ECLI:NL:HR:2023:1178
Hoge Raad
- Cassatie
- Rechtspraak.nl
Cassatie tegen uitspraak Gerechtshof Amsterdam over douanerechten
In deze zaak heeft de V.O.F. [X] te [Z] (hierna: belanghebbende) beroep in cassatie ingesteld tegen de uitspraak van het Gerechtshof Amsterdam van 24 juni 2021, nr. 20/00599. Dit hoger beroep volgde op een eerdere uitspraak van de Rechtbank Noord-Holland (nr.
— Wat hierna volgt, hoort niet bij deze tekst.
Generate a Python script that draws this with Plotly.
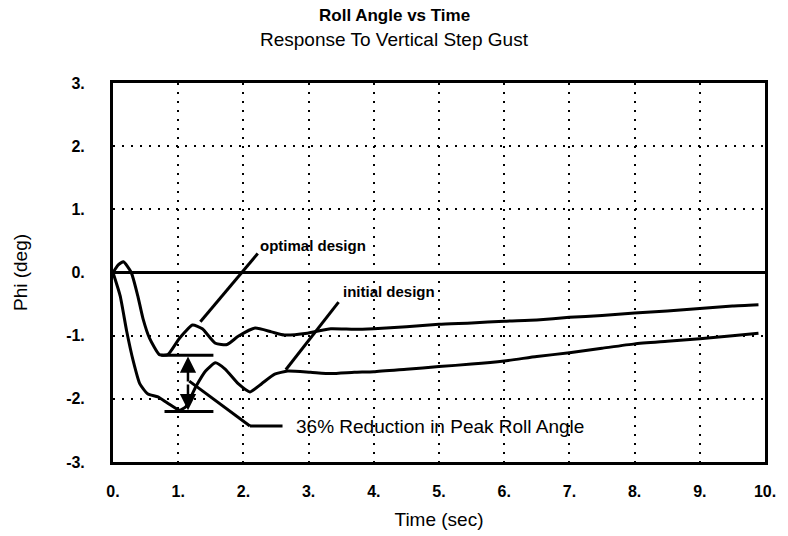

HAA 18/2506) betreffende een aan belanghebbende uitgereikte uitnodiging tot betaling van douanerechten. De Staatssecretaris van Financiën, vertegenwoordigd door [P], heeft een verweerschrift ingediend. De Hoge Raad heeft de klachten van belanghebbende over de uitspraak van het Hof beoordeeld. De Hoge Raad oordeelt dat deze klachten niet kunnen leiden tot vernietiging van de uitspraak van het Hof. Het is niet nodig om te motiveren waarom dit oordeel is gegeven, aangezien de beoordeling van de klachten niet vereist dat er antwoord wordt gegeven op vragen die van belang zijn voor de eenheid of de ontwikkeling van het recht, zoals vermeld in artikel 81, lid 1, van de Wet op de rechterlijke organisatie. De Hoge Raad ziet ook geen aanleiding voor een veroordeling in de proceskosten. Uiteindelijk verklaart de Hoge Raad het beroep in cassatie ongegrond. Dit arrest is gewezen door de vice-president M.E. van Hilten als voorzitter, en de raadsheren E.N. Punt en M.A. Fierstra, in tegenwoordigheid van de waarnemend griffier E. Cichowski, en is in het openbaar uitgesproken op 8 september 2023.